Mortgage rates rose slightly today ending a strong 3-day move lower. The weakness followed this morning's economic data, but the bond markets that indirectly influence rates were already losing ground during overnight trading.  The implication is that the additional weakness brought about by the economic data was marginal, and the overall increase in rates has been livable.  In most cases, the only effects will be on the closing costs for the same rates quoted yesterday.  For the best-qualified borrowers seeking a conforming 30yr fixed, 4.375% remains today's most-prevalently quoted rate (best-execution).

It's tempting to buy in to market movements that are as seemingly strong as this week's have been.  Rates fell 0.14% on average during the first four days of the week and only gave back 0.03% of that by the end.  In the bigger picture, however, bond markets are merely buying time, moving back and forth in relatively narrow ranges before making a more committed decision.  Once the incoming economic data can rise above being taken with a grain of salt due to "the weather," faster-paced movements will probably resume.


Loan Originator Perspectives

"We got mixed data this morning. GDP and Pending Home Sales came in weaker than expected with weather being the blame, while Manufacturing data out of Chicago and Consumer Sentiment didn't seem to be impacted by weather coming in better than expected. Go figure...Following the data, lenders did worsen rate sheets this morning, but as the day has progressed, MBS have managed to regain much of the losses. If you floated through today, I would keep floating until Monday." -Victor Burek, Open Mortgage

"Getting a little scary and floating is dangerous. Next week is huge and will set the tone for the rest of the year I believe. We'll see what happens but higher rates can't help housing." -Michael Owens, VP of Mortgage Lending at Guaranteed Rate, Inc NMLS # 107434.

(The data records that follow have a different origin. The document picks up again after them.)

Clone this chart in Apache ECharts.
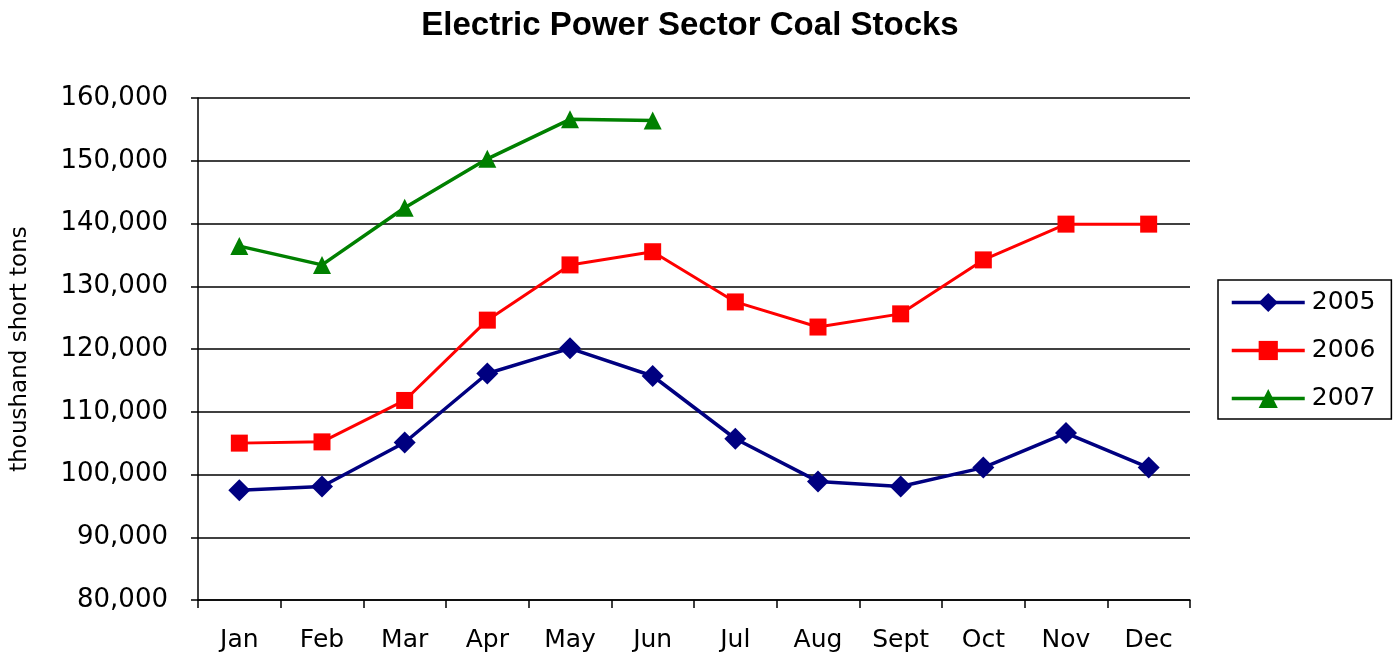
<!DOCTYPE html>
<html>
<head>
<meta charset="utf-8">
<script src="https://cdn.jsdelivr.net/npm/echarts@6/dist/echarts.min.js"></script>
<style>
  html, body { margin: 0; padding: 0; background: #fff; }
  #main { width: 1397px; height: 660px; }
</style>
</head>
<body>
<div id="main"></div>
<script>
// months on the x axis
const months = ['Jan', 'Feb', 'Mar', 'Apr', 'May', 'Jun', 'Jul', 'Aug', 'Sept', 'Oct', 'Nov', 'Dec'];
// thousand short tons
const stocks2005 = [97500, 98100, 105100, 116100, 120100, 115700, 105700, 98900, 98100, 101100, 106600, 101100];
const stocks2006 = [105000, 105200, 111800, 124600, 133400, 135500, 127500, 123500, 125600, 134200, 139900, 139900];
const stocks2007 = [136400, 133400, 142500, 150300, 156600, 156400, null, null, null, null, null, null];
const yTicks = [80000, 90000, 100000, 110000, 120000, 130000, 140000, 150000, 160000];

const font = 'DejaVu Sans, Verdana, sans-serif';

const myChart = echarts.init(document.getElementById('main'));
const option = {
  backgroundColor: '#fff',
  animation: false,
  title: {
    text: 'Electric Power Sector Coal Stocks',
    left: 685,
    textAlign: 'center',
    top: 4,
    textStyle: { fontFamily: 'Liberation Sans, Arial, sans-serif', fontSize: 33, fontWeight: 'bold', color: '#000' }
  },
  legend: {
    orient: 'vertical',
    left: 1218,
    top: 280,
    padding: [10, 16, 8, 12],
    itemGap: 23,
    itemWidth: 73,
    itemHeight: 24,
    borderColor: '#000',
    borderWidth: 1.5,
    lineStyle: { width: 3.5 },
    textStyle: { fontFamily: font, fontSize: 25, color: '#000', padding: [0, 0, 0, 2] },
    data: ['2005', '2006', '2007']
  },
  grid: { left: 198, right: 207, top: 98, bottom: 60, outerBoundsMode: 'none' },
  xAxis: {
    type: 'category',
    data: months,
    boundaryGap: true,
    axisLine: { lineStyle: { color: '#000', width: 1.5 } },
    axisTick: { show: true, length: 8, lineStyle: { color: '#000', width: 1.5 } },
    axisLabel: { fontFamily: font, fontSize: 25, color: '#000', margin: 28 }
  },
  yAxis: {
    type: 'value',
    min: yTicks[0],
    max: yTicks[yTicks.length - 1],
    interval: 10000,
    name: 'thoushand short tons',
    nameLocation: 'middle',
    nameGap: 166,
    nameTextStyle: { fontFamily: font, fontSize: 23, color: '#000' },
    axisLine: { show: true, lineStyle: { color: '#000', width: 1.5 } },
    axisTick: { show: true, length: 7, lineStyle: { color: '#000', width: 1.5 } },
    splitLine: { lineStyle: { color: '#000', width: 1.5 } },
    axisLabel: {
      fontFamily: font, fontSize: 26, color: '#000', margin: 30,
      formatter: v => v.toLocaleString('en-US')
    }
  },
  series: [
    {
      name: '2005', type: 'line', data: stocks2005,
      symbol: 'diamond', symbolSize: 22,
      lineStyle: { color: '#000080', width: 3.5 },
      itemStyle: { color: '#000080' }
    },
    {
      name: '2006', type: 'line', data: stocks2006,
      symbol: 'rect', symbolSize: 17,
      lineStyle: { color: '#ff0000', width: 3 },
      itemStyle: { color: '#ff0000' }
    },
    {
      name: '2007', type: 'line', data: stocks2007,
      symbol: 'triangle', symbolSize: 18,
      lineStyle: { color: '#008000', width: 3.5 },
      itemStyle: { color: '#008000' }
    }
  ]
};
option && myChart.setOption(option);
</script>
</body>
</html>
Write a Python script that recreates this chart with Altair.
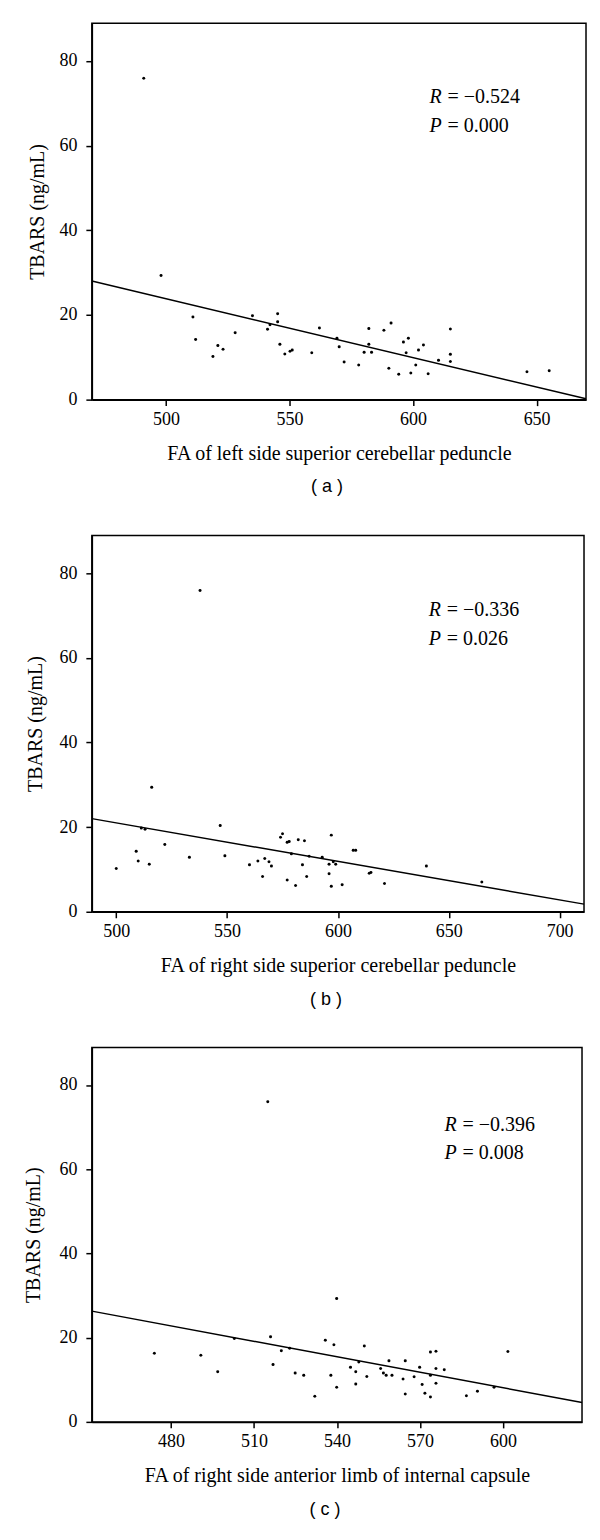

"Weak morning for MBS today following economic news, but we regained the losses this afternoon. It's not surprising to see markets consolidate at lower levels, and the 10 year Treasury held below 2.7% yield, which is encouraging. Next week's NFP report on Friday is the marquee event of the week, any movement between now and then is only a precursor to it. Good day to talk pricing with your originator to see where you stand, and if not today, need to do so early next week." -Ted Rood, Senior Mortgage Planner, Wintrust Mortgage

"If you are locking in the next week, Lock 'em up now. Next week's NFP is a HUGE data point with major significance on markets. I believe we'll see rates creep upward until then, as investors protect themselves. We've seen a lot of improvement, take your gains and be happy." -Brent Borcherding, Capital M Lending


Today's Best-Execution Rates

  • 30YR FIXED - 4.375%
  • FHA/VA - 3.75%
  • 15 YEAR FIXED -  3.375%
  • 5 YEAR ARMS -  3.0-3.50% depending on the lender


Ongoing Lock/Float Considerations

  • Rates moved gradually higher into the end of 2013 and reversed course with a nice move lower in January 2014, helped along by a weak employment report on January 10th.  This report raised doubts as to whether or not the Fed would continue tapering asset purchases at the same pace. 
  • The Fed has stayed the course on their $10bln per meeting reduction in bond buying, though rates got an ostensible push lower from weakness in stocks and emerging markets.  As soon as those moves ran their course, the rate rally bottomed out as well.  That bounce has been as low as rates have gone so far this year.  Now we're tentatively waiting for the next move.
  • Because of the unseasonably cold/snowy weather across much of the country, market participants are hesitant to stray too far from the narrow range carved out during February (because it clouds the validity of the economic data).
  • As soon as investors can have more confidence that the incoming data is an accurate representation of economic conditions, we should see more willingness for rates to react accordingly, with weaker data helping keep rates lower and stronger data pushing them back toward January's highs.
  • (As always, please keep in mind that our Best-Execution rate always pertains to a completely ideal scenario.  There are many reasons a quoted rate may differ from our average rates, and in those cases, assuming you're following along on a day to day basis, simply use the Best-Ex levels we quote as a baseline to track potential movement in your quoted rate).